Anyhow, this is a long way of saying that I wanted to give her another chance. As I began “Literally,” I was reluctant to like it: it began with a family around a breakfast table; was told in third person; there were all these offensive dialogue tags. But I ended up really digging it (this story is not in Female Trouble, btw). “Literally” is about a father navigating a world without his wife, trying to hold his family together and do the right thing, be a good man. In the end, it’s a really affecting portrait of a day in these people’s lives. I’m looking forward to getting started on Female Trouble soon. Maybe today.
Read it here.
A girl and her brother move in with their father after their mother’s death.
And there was a night my brother and I walked home from the city park. The street was unlit and we were the only ones. A car slowed beside us. We kept on walking. It was Baltimore and we knew how to get home. The car crept along and we walked a bit faster. The window went down. The man said, Get in, and we ran.
And I always wondered, years after the man slowed his car and said, Get in, where we might have gone had we gotten in.
This story really blows my mind. I mean, really blows it. It’s long and the structure isn’t linear. It’s so wonderful that I hope it took her years to write so I won’t want to give up on writing forever.

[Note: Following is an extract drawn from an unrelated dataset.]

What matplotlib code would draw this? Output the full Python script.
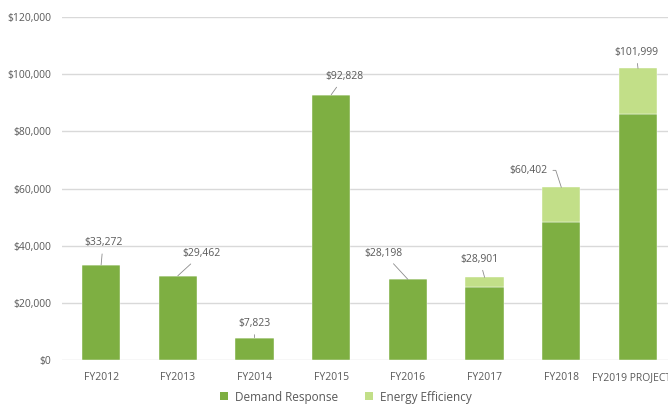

“To Sit, Unmoving” tells the story of the siblings’ lives in Baltimore as well as their lives in San Juan, where their father owns a factory that makes masks that “filter dirt.” I love Steinberg’s asshole father and this brother who is not retarded but laughs at inappropriate times and can’t tie his shoelaces: “My brother could say the alphabet backward and he could count backward and he could do other things that I couldn’t do. And I wasn’t stupid. So he wasn’t retarded.”
This story was originally published in McSweeney’s 20. It won a National Magazine Award in 2007. You really need to buy this collection and read and read and be jealous and want her to be your bestest friend in the world. Or maybe not, because then I won’t feel so special.